AUC (Area Under the Curve) is another metric for accuracy of a binary classification model that is associated with the ROC curve. A model with greater accuracy should have a value closer to 1 for AUC (area of the ROC curve). Therefore, when comparing the accuracy of multiple models using the AUC, the one with the highest AUC can be considered the best performing model.

You can find the AUC value for a particular model in its ROC curve in the model summary (see the image of the ROC curve in the previous section with text ROC Curve (AUC = 0.619).

Feature Importance

This method is available for binary classification and numerical prediction models.

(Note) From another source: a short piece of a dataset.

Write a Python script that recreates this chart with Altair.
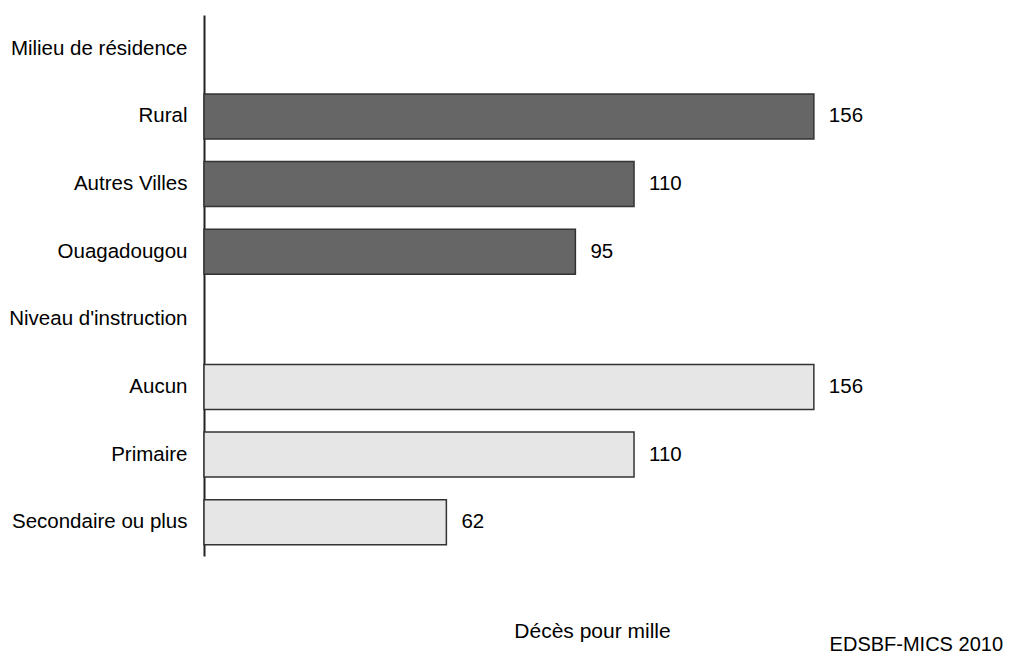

This chart visualizes the importance (weight) of each feature in the model according to its significance in creating the final model. In regression models (numerical predictions), each of these weights represents the amount by which the response variable would be changed, when the respective predictor variable is increased by one unit. By looking at this chart you can make decisions for feature selection. This chart type is available for both binary classification and numerical prediction models.

Predicted vs Actual

This method is available for binary classification and multi class classification models.

This chart plots the data points according to the correctness of the classification. You can select two dataset features to be visualized and the plot will display data distribution with the classification accuracy (correct/incorrect) for each point.

MSE

This method is available for numerical prediction models.

MSE (Mean Squared Error) is the average of the squared errors of the prediction. An error is the difference between the actual value and the predicted value. Therefore, a better performing model should have a comparatively lower MSE. This metric is widely used to evaluate the accuracy of numerical prediction models. You can find this metric for numerical prediction models in the model summary as shown in the above image.

Residual Plot

This method is available for numerical prediction models.

Residual plot shows the residuals on the y-axis and a predictor variable (feature) on the x-axis. A residual is defined as the difference between the observed (actual) value and the predicted value of the response variable. A model can be considered accurate then the residual points are:

Randomly distributed (do not form a pattern)
Centered around zero on the vertical axis (indicating that, there are equal numbers of positive and negative values)
Precisely distributed around zero in the vertical axis (indicating that there are no very large positive or negative residual values)

If the above conditions are not satisfied, it is possible that there are some missing/hidden factors/predictor variables that have not been taken into account. Residual plot is available for numerical prediction models. You can select a dataset feature to be plotted with its residuals.